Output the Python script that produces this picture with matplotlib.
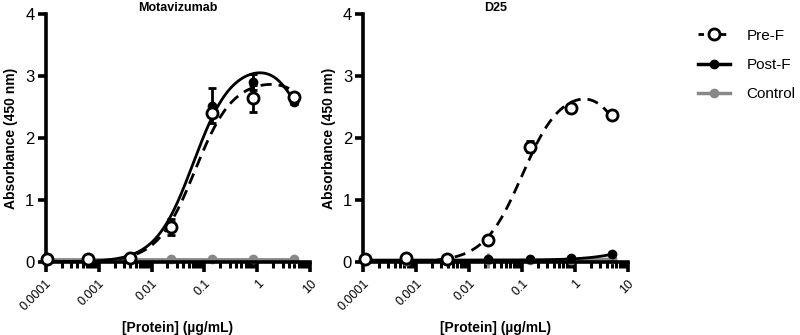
import matplotlib.pyplot as plt
import numpy as np
from matplotlib.ticker import LogLocator, NullFormatter, FixedLocator

plt.rcParams['font.family'] = ['Liberation Sans', 'DejaVu Sans']

# six-fold dilution series (ug/mL)
conc = [5.0, 0.833, 0.139, 0.0231, 0.00386, 0.000643, 0.000107]

# Motavizumab
mota_pre = [2.66, 2.64, 2.40, 0.57, 0.06, 0.05, 0.05]
mota_pre_err = [0.03, 0.22, 0.05, 0.13, 0.0, 0.0, 0.0]
mota_post = [2.58, 2.91, 2.52, 0.60, 0.04, 0.03, 0.03]
mota_post_err = [0.03, 0.13, 0.28, 0.05, 0.0, 0.0, 0.0]
mota_ctrl = [0.05, 0.05, 0.05, 0.05, 0.05, 0.05, 0.05]

# D25
d25_pre = [2.37, 2.49, 1.86, 0.35, 0.05, 0.07, 0.05]
d25_pre_err = [0.03, 0.03, 0.09, 0.02, 0.0, 0.0, 0.0]
d25_post = [0.13, 0.06, 0.05, 0.04, 0.03, 0.03, 0.03]
d25_ctrl = [0.05, 0.03, 0.03, 0.03, 0.02, 0.02, 0.02]
d25_ctrl_err = [0.0, 0.0, 0.0, 0.12, 0.0, 0.0, 0.0]

# bell-shaped fit parameters: plateau1, dip, plateau2, logEC50_1, nH1, logEC50_2, nH2
fit_mota_pre = [0.0, 2.95, 2.4, -1.18, 1.22, 0.85, 2.0]
fit_mota_post = [0.0, 3.2, 2.0, -1.21, 1.22, 0.7, 2.0]
fit_d25_pre = [0.0, 2.8, 1.8, -1.0, 1.2, 0.75, 2.0]
fit_d25_post = [0.03, 0.5, 0.5, 1.3, 1.0, 3.0, 1.0]


def bell(x, p):
    p1, dip, p2, ec1, h1, ec2, h2 = p
    lx = np.log10(x)
    s1 = (p1 - dip) / (1 + 10 ** ((lx - ec1) * h1))
    s2 = (p2 - dip) / (1 + 10 ** ((ec2 - lx) * h2))
    return dip + s1 + s2


def style_axis(ax, title, ylabel):
    ax.set_xscale('log')
    ax.set_xlim(1e-4, 10)
    ax.set_ylim(0, 4)
    for s in ['top', 'right']:
        ax.spines[s].set_visible(False)
    for s in ['left', 'bottom']:
        ax.spines[s].set_linewidth(2.6)
    ax.xaxis.set_major_locator(FixedLocator([1e-4, 1e-3, 1e-2, 1e-1, 1, 10]))
    ax.xaxis.set_minor_locator(LogLocator(base=10, subs=np.arange(2, 10), numticks=20))
    ax.xaxis.set_minor_formatter(NullFormatter())
    ax.set_xticklabels(['0.0001', '0.001', '0.01', '0.1', '1', '10'],
                       rotation=45, ha='right', rotation_mode='anchor', fontsize=9)
    ax.set_yticks([0, 1, 2, 3, 4])
    ax.tick_params(axis='y', labelsize=12, width=2.6, length=6, pad=2)
    ax.tick_params(axis='x', which='major', width=2.6, length=7, pad=4)
    ax.tick_params(axis='x', which='minor', width=2.2, length=4)
    ax.set_title(title, fontsize=9, fontweight='bold', pad=1)
    ax.set_ylabel(ylabel, fontsize=10, fontweight='bold', labelpad=5)
    ax.set_xlabel('[Protein] (\u00b5g/mL)', fontsize=10, fontweight='bold', labelpad=6)


def draw_series(ax, y, err, fit, kind):
    xs = np.logspace(np.log10(min(conc)), np.log10(max(conc)), 300)
    if kind == 'pre':
        if fit is not None:
            ax.plot(xs, bell(xs, fit), color='black', lw=2, ls=(0, (4, 2.5)), zorder=3)
        ax.errorbar(conc, y, yerr=err, fmt='o', mfc='white', mec='black', mew=2,
                    ms=8, ecolor='black', elinewidth=2, capsize=3, capthick=2,
                    zorder=5, clip_on=False)
    elif kind == 'post':
        if fit is not None:
            ax.plot(xs, bell(xs, fit), color='black', lw=2, zorder=3)
        ax.errorbar(conc, y, yerr=err, fmt='o', color='black', ms=6,
                    elinewidth=2, capsize=3, capthick=2, zorder=4, clip_on=False)
    else:
        ax.errorbar(conc, y, yerr=err, fmt='-o', color='#888888', ms=6, lw=2,
                    elinewidth=2, capsize=0, zorder=2, clip_on=False)


fig = plt.figure(figsize=(8, 3.35), dpi=100)
ax1 = fig.add_axes([0.057, 0.218, 0.331, 0.74])
ax2 = fig.add_axes([0.454, 0.218, 0.331, 0.74])

style_axis(ax1, 'Motavizumab', 'Absorbance (450 nm)')
draw_series(ax1, mota_ctrl, None, None, 'ctrl')
draw_series(ax1, mota_post, mota_post_err, fit_mota_post, 'post')
draw_series(ax1, mota_pre, mota_pre_err, fit_mota_pre, 'pre')

style_axis(ax2, 'D25', 'Absorbance (450 nm)')
draw_series(ax2, d25_ctrl, d25_ctrl_err, None, 'ctrl')
draw_series(ax2, d25_post, None, fit_d25_post, 'post')
draw_series(ax2, d25_pre, d25_pre_err, fit_d25_pre, 'pre')

h_pre, = ax2.plot([], [], color='black', lw=2, ls=(0, (2, 2)), marker='o',
                  mfc='white', mec='black', mew=2, ms=8)
h_post, = ax2.plot([], [], color='black', lw=2.5, marker='o', ms=6)
h_ctrl, = ax2.plot([], [], color='#888888', lw=2.5, marker='o', ms=6)
fig.legend([h_pre, h_post, h_ctrl], ['Pre-F', 'Post-F', 'Control'],
           loc='upper left', bbox_to_anchor=(0.855, 0.955), frameon=False,
           fontsize=11, handlelength=2.1, labelspacing=1.0, handletextpad=1.1)

fig.savefig('out.png', dpi=100)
■ ■ ■ ■
**What this task involves**
Your answer should be a single number: the count of lines in the material above that contain "matplotlib".

**Task solution**
3